Hewlett-Packard has announced plans to cut 9,000 jobs as it restructures its enterprise services business and automates the services it offers enterprise customers.
The company has spent the last 20 months integrating EDS, the consultancy and services business it acquired in 2008.
As part of the restructuring, HP will consolidate the data centers and management platforms it uses to deliver enterprise services, taking the opportunity to automate many aspects of its work. That automation and consolidation will allow it to eliminate around 9,000 jobs, it said on Tuesday.
The job cuts will come over a number of years, and will force HP to take a charge of around $1 billion against revenue over the same period. HP expects the changes to result in savings of between $500 million and $700 million after reinvestment.
The first wave of the EDS integration focused on rationalising legal entities and eliminating redundancies, Cathie Lesjack, executive vice president and chief financial officer, said during a conference call Tuesday. As HP learned more about the business, it has discovered new ways to gain efficiencies, Lesjack said.
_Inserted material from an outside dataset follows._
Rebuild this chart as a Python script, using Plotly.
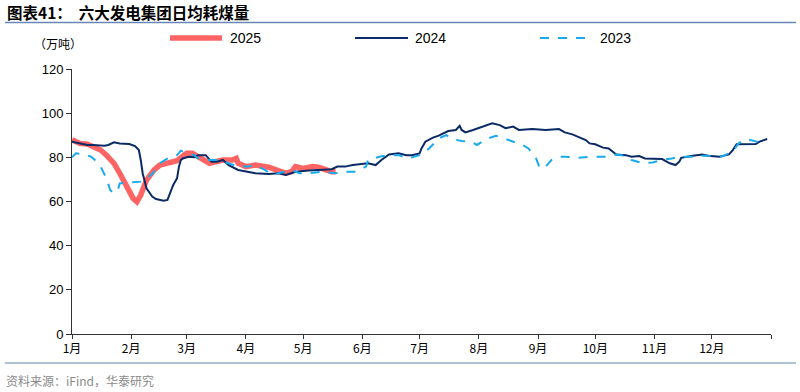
import plotly.graph_objects as go

# ---------------- data ----------------
dates_2025 = ["01-01","01-05","01-09","01-12","01-16","01-19","01-23","01-26","01-29","01-31",
              "02-02","02-04","02-06","02-09","02-13","02-16","02-20","02-25","03-01","03-04",
              "03-07","03-13","03-16","03-20","03-25","03-27","03-28","04-01","04-06","04-09",
              "04-13","04-18","04-22","04-25","04-27","05-01","05-06","05-09","05-13","05-16","05-18"]
vals_2025 = [88,86.3,86,84.8,83.3,81,77.3,72.8,68.2,64.4,
             61.4,59.9,62.9,69.7,74.3,76.5,77.3,78.5,81.8,81.8,
             80.3,77.3,78,78.8,78.8,79.5,77.3,75.8,76.5,76,
             75.5,74,72.8,73.5,75.8,75,75.8,75.5,74.3,73.5,73.5]

dates_2024 = ["01-01","01-05","01-09","01-12","01-18","01-20","01-23","01-26","01-31","02-03",
              "02-05","02-06","02-07","02-09","02-12","02-14","02-18","02-20","02-21","02-23",
              "02-25","02-26","02-27","02-28","03-02","03-05","03-07","03-11","03-14","03-17",
              "03-20","03-23","03-28","04-01","04-06","04-13","04-18","04-22","04-27","05-04",
              "05-11","05-16","05-19","05-23","05-27","06-01","06-04","06-08","06-11","06-15",
              "06-20","06-24","06-27","07-01","07-02","07-04","07-08","07-11","07-14","07-16",
              "07-20","07-22","07-23","07-25","07-29","08-01","08-05","08-08","08-12","08-15",
              "08-19","08-22","08-29","09-05","09-12","09-15","09-19","09-22","09-26","09-28",
              "10-01","10-05","10-08","10-12","10-17","10-20","10-24","10-27","11-02","11-05",
              "11-09","11-12","11-14","11-15","11-21","11-26","11-29","12-05","12-10","12-12",
              "12-14","12-19","12-24","12-26","12-30"]
vals_2024 = [87.1,86.3,85.6,85.6,85.3,85.6,86.8,86.3,86,85.1,
             83.3,78.8,72.8,66,62.2,61.1,60.4,60.7,62.9,67.5,
             70.5,75.8,78.8,79.5,80.3,80,81,81,78,78,
             78.8,76.5,74.3,73.5,72.8,72.5,72.8,72,73.5,74,
             74.3,74.6,75.8,75.8,76.5,77,77.3,76.5,78.8,81.3,
             81.8,81,81,81.8,84,87.1,88.9,89.8,90.9,91.9,
             92.4,94.3,92.4,91.3,92.4,93.2,94.6,95.4,94.6,93.2,
             93.9,92.4,92.8,92.4,92.8,91.3,90.4,89.3,87.8,86.3,
             85.9,84.4,84,81.3,81,80.3,80.6,79.5,79.1,79.2,
             77.3,76.5,78,79.8,80.7,81.3,80.7,80.3,81.3,83.3,
             85.9,86,86,87.1,88.3]

dates_2023 = ["01-01","01-03","01-07","01-11","01-13","01-16","01-19","01-21","01-23","01-25",
              "01-26","01-30","02-02","02-06","02-09","02-13","02-16","02-20","02-25","02-27",
              "03-01","03-05","03-07","03-13","03-18","03-23","03-28","04-02","04-06","04-11",
              "04-15","04-18","04-22","04-25","04-29","05-04","05-11","05-18","05-23","05-28",
              "06-03","06-04","06-10","06-15","06-20","06-25","07-01","07-06","07-11","07-15",
              "07-18","07-23","07-28","07-31","08-05","08-10","08-13","08-19","08-24","08-27",
              "08-31","09-02","09-05","09-08","09-12","09-15","09-22","09-29","10-06","10-12",
              "10-17","10-20","10-26","10-31","11-05","11-10","11-15","11-21","11-26","12-01",
              "12-06","12-12","12-15","12-19","12-22","12-26","12-29"]
vals_2023 = [80,81.8,81.5,80.3,78.8,75.8,70.5,65.2,63.7,65.2,
             68.2,68.5,68.5,69,70,73.5,77.3,79.5,81,83,
             81.8,81,79.5,78.8,78.8,77.3,75.8,75.8,76.5,74.3,
             72,72.8,73.5,74.3,72.8,72.8,73.5,72.8,73.5,73.5,
             75.8,78.8,80.3,81,81,79.5,81,84,88.6,90.1,
             88.3,87.4,87.1,85.6,88.3,89.8,88.9,87.1,85.6,84,
             79.5,75,75.8,78.8,80.3,80.3,79.8,80.3,80.3,81.3,
             80.7,78.8,77.3,77.7,78.8,79.5,80.3,80.3,80.7,80.7,
             80.3,82.6,86.3,88.3,87.8,86.8,87]

month_ticks = ["2024-01-01","2024-02-01","2024-03-01","2024-04-01","2024-05-01","2024-06-01",
               "2024-07-01","2024-08-01","2024-09-01","2024-10-01","2024-11-01","2024-12-01","2025-01-01"]
month_labels = ["1月","2月","3月","4月","5月","6月","7月","8月","9月","10月","11月","12月",""]

def on_axis(md):
    return ["2024-" + d for d in md]

# layout geometry (pixels)
W, H = 800, 392
L, R, T, B = 72, 29, 69, 58
PW, PH = W - L - R, H - T - B
def px(x):
    return (x - L) / PW
def py(y):
    return (H - B - y) / PH

CJK = "Noto Sans CJK SC"
series = [
    ("2025", dates_2025, vals_2025, dict(color="#FF6464", width=5.5), 170, 222, 228),
    ("2024", dates_2024, vals_2024, dict(color="#0B2A66", width=2), 355, 408, 413),
    ("2023", dates_2023, vals_2023, dict(color="#1AAAEE", width=2, dash="dash"), 540, 592, 598),
]

fig = go.Figure()
for name, d, v, ln, _, _, _ in series:
    fig.add_trace(go.Scatter(x=on_axis(d), y=v, name=name, mode="lines", line=ln))

fig.update_layout(
    width=W, height=H,
    margin=dict(l=L, r=R, t=T, b=B),
    paper_bgcolor="white", plot_bgcolor="white",
    showlegend=False,
    xaxis=dict(type="date", range=["2024-01-01", "2025-01-01"],
               tickmode="array", tickvals=month_ticks, ticktext=month_labels,
               ticks="outside", ticklen=4, tickcolor="#333", showgrid=False,
               showline=True, linecolor="#333", linewidth=1, zeroline=False,
               tickfont=dict(family=CJK, size=12, color="#000")),
    yaxis=dict(range=[0, 120], dtick=20, tick0=0, ticks="outside", ticklen=5,
               tickcolor="#333", showgrid=False, showline=True, linecolor="#333",
               linewidth=1, zeroline=False,
               tickfont=dict(family="Liberation Sans, Arial", size=13, color="#000")),
    font=dict(family=CJK),
)

# manual legend
for name, _, _, ln, x0, x1, xt in series:
    fig.add_shape(type="line", xref="paper", yref="paper", x0=px(x0), x1=px(x1),
                  y0=py(38), y1=py(38), line=dict(ln))
    fig.add_annotation(text=name, xref="paper", yref="paper", x=px(xt), y=py(38),
                       xanchor="left", yanchor="middle", showarrow=False,
                       font=dict(family="Liberation Sans, Arial", size=14, color="#000"))

fig.add_annotation(text="<b>图表41：  六大发电集团日均耗煤量</b>", xref="paper", yref="paper",
                   x=px(5), y=py(12), xanchor="left", yanchor="middle", showarrow=False,
                   font=dict(family=CJK, size=15.5, color="#000"))
fig.add_annotation(text="（万吨）", xref="paper", yref="paper",
                   x=px(32), y=py(43), xanchor="left", yanchor="middle", showarrow=False,
                   font=dict(family=CJK, size=12, color="#000"))
fig.add_annotation(text="资料来源：iFind，华泰研究", xref="paper", yref="paper",
                   x=px(4), y=py(380), xanchor="left", yanchor="middle", showarrow=False,
                   font=dict(family=CJK, size=12, color="#8A8A8A"))
fig.add_shape(type="line", xref="paper", yref="paper", x0=px(5), x1=px(796),
              y0=py(22.5), y1=py(22.5), line=dict(color="#6A86B5", width=1.5))
fig.add_shape(type="line", xref="paper", yref="paper", x0=px(5), x1=px(796),
              y0=py(363), y1=py(363), line=dict(color="#AFC2D6", width=2))

fig.write_html("out.html", config={"displayModeBar": False, "staticPlot": True},
               post_script="document.body.style.margin='0px';document.body.style.overflow='hidden';")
After closing on the EDS deal, HP announced plans to lay off about 24,600 workers over three years. HP said at the time it would replace about half of those positions. The cuts announced Tuesday are not part of those reductions, according to a spokeswoman.
Services industry will be defined by automation
Meanwhile, HP believes that over the next five to 10 years, the services industry will be defined by automation, which helps from both a cost and quality perspective, executives said.
"The real value to the client comes through automation," said Ann Livermore, executive vice president of HP's Enterprise Business division.
The expected savings will help HP expand its push into areas like private cloud infrastructure services and desktop-as-a-service, according to a statement.
The planned job cuts aren't as severe as they may look, according to Livermore.
Livermore noted that they will occur over multiple years, and that average attrition rates for services businesses is "usually in the high single digits." HP also plans to hire 6,000 workers as part of the new services initiative.
HP's move is a natural one given the market forces in play, according to one industry observer.
"This is part of a larger transition at work, with larger vendors establishing cloud-like automated data centers to serve as targets for application off-loading," said Redmonk analyst Stephen O'Grady.
HP made a big step in that direction in 2007, when it purchased data center automation vendor Opsware for $1.6 billion. The company feels good about its management software portfolio, but plans to make further acquisitions, particularly of the "tuck-in" variety, Livermore said.